Output the lines exactly, from the one where "Rebuild this chart" appears through the one where "plt.rcParams['lines.scale_dashes'] = False" appears. Images are left out.
────────────────────────────────────────
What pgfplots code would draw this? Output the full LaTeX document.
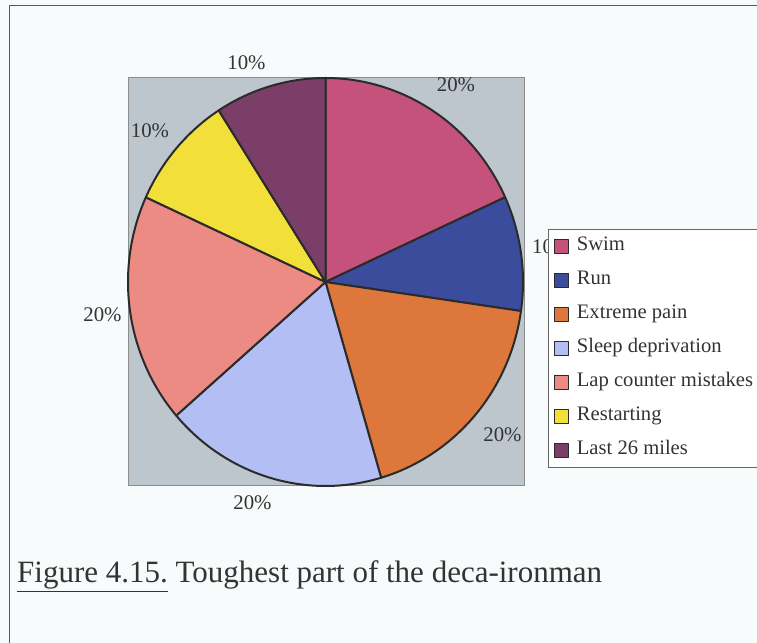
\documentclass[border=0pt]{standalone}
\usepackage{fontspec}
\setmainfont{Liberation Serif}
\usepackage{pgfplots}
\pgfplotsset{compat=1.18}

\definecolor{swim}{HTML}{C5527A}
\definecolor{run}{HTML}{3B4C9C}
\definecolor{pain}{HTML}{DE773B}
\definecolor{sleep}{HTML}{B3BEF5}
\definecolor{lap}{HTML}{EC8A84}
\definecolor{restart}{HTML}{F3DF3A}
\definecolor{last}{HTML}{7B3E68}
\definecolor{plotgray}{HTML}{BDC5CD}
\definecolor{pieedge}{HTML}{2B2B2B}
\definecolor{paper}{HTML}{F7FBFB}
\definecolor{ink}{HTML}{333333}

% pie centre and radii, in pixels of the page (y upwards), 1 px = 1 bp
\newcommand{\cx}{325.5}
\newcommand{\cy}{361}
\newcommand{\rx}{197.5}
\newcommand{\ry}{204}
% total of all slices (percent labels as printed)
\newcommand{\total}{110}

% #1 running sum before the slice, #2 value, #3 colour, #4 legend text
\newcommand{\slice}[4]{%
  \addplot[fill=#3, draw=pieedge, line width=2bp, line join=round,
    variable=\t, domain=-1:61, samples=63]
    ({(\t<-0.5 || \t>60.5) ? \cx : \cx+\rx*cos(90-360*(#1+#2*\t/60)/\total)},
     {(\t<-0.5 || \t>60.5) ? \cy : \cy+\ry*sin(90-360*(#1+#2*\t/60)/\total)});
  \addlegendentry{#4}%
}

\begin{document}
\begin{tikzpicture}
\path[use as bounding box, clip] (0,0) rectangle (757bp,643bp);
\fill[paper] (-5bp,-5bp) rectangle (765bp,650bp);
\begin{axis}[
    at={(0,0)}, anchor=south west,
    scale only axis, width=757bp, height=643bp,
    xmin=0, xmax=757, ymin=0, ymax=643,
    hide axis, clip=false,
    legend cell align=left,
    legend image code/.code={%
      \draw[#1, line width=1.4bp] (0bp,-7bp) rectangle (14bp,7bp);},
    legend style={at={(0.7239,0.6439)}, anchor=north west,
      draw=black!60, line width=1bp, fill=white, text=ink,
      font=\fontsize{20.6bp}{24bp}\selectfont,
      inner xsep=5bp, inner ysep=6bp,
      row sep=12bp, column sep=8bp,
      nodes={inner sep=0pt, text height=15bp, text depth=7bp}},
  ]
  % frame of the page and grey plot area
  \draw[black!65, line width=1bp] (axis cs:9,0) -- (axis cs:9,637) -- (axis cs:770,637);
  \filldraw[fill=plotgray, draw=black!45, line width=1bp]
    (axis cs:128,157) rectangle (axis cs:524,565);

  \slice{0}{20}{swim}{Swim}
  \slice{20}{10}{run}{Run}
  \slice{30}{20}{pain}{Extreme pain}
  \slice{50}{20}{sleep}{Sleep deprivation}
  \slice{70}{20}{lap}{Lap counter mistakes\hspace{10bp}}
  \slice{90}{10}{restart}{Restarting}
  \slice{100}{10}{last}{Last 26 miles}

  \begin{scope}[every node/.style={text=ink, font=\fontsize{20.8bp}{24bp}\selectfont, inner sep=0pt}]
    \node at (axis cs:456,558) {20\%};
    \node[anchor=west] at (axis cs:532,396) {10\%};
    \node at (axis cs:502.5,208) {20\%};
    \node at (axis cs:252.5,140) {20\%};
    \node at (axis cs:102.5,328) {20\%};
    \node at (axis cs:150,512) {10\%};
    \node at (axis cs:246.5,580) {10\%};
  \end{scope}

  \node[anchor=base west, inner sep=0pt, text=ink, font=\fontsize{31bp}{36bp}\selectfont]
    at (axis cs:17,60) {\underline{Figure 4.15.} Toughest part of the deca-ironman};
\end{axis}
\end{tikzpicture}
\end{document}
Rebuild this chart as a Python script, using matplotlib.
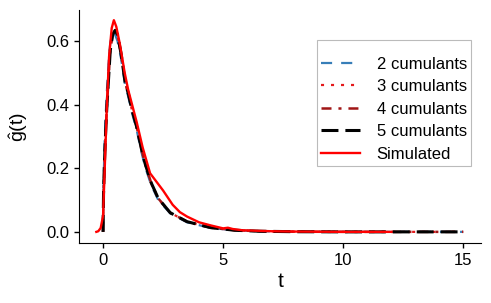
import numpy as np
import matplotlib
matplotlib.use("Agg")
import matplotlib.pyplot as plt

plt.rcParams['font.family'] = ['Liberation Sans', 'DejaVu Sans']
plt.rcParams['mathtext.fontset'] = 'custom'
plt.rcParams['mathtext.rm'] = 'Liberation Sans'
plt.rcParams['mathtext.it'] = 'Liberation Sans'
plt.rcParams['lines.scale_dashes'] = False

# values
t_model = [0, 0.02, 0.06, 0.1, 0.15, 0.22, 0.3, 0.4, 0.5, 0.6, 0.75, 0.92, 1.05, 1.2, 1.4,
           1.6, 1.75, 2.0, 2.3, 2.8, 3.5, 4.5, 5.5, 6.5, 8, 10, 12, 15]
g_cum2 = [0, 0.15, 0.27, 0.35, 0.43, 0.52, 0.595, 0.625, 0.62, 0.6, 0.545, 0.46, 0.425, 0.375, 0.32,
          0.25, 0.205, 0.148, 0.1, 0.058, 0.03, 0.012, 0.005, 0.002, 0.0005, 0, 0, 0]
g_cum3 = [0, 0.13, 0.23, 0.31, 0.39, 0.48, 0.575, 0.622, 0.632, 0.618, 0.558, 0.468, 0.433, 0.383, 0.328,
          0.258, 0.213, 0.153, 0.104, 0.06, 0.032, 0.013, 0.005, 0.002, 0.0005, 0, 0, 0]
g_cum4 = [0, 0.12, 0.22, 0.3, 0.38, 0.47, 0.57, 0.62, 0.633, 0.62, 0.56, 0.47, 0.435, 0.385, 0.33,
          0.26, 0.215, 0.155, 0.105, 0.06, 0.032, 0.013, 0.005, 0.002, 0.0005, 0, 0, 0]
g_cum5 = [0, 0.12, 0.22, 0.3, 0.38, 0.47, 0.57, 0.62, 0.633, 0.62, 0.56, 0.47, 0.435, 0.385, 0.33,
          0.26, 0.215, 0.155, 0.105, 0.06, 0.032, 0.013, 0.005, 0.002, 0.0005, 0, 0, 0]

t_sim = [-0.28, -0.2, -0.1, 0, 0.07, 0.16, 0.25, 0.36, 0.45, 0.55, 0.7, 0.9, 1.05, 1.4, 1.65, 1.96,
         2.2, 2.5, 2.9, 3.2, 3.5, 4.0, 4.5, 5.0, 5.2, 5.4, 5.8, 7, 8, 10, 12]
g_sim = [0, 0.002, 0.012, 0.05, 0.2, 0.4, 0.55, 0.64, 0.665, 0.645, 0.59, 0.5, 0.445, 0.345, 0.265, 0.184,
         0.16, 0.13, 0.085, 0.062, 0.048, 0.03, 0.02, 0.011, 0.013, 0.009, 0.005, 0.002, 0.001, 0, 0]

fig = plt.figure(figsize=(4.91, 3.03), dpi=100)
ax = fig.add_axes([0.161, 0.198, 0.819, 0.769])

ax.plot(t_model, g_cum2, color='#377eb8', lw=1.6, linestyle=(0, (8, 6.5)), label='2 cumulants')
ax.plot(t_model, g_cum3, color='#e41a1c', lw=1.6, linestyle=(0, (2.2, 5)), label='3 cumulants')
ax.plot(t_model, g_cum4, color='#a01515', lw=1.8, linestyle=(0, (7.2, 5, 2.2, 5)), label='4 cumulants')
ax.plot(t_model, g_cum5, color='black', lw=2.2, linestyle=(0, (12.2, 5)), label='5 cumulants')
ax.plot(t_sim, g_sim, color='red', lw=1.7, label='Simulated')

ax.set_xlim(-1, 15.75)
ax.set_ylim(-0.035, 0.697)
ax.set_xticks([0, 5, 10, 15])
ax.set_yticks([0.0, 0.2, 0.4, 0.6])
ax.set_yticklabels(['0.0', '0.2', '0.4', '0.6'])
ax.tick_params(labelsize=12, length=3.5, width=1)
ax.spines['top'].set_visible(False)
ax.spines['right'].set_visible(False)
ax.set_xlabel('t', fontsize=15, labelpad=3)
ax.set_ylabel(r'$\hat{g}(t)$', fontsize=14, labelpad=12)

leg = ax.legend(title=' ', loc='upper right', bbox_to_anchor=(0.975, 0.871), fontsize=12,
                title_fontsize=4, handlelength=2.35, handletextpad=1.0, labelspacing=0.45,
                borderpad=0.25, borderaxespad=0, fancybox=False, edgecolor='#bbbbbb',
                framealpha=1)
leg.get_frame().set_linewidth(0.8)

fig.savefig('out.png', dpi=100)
────────────────────────────────────────
The output
Rebuild this chart as a Python script, using matplotlib.
import numpy as np
import matplotlib
matplotlib.use("Agg")
import matplotlib.pyplot as plt

plt.rcParams['font.family'] = ['Liberation Sans', 'DejaVu Sans']
plt.rcParams['mathtext.fontset'] = 'custom'
plt.rcParams['mathtext.rm'] = 'Liberation Sans'
plt.rcParams['mathtext.it'] = 'Liberation Sans'
plt.rcParams['lines.scale_dashes'] = False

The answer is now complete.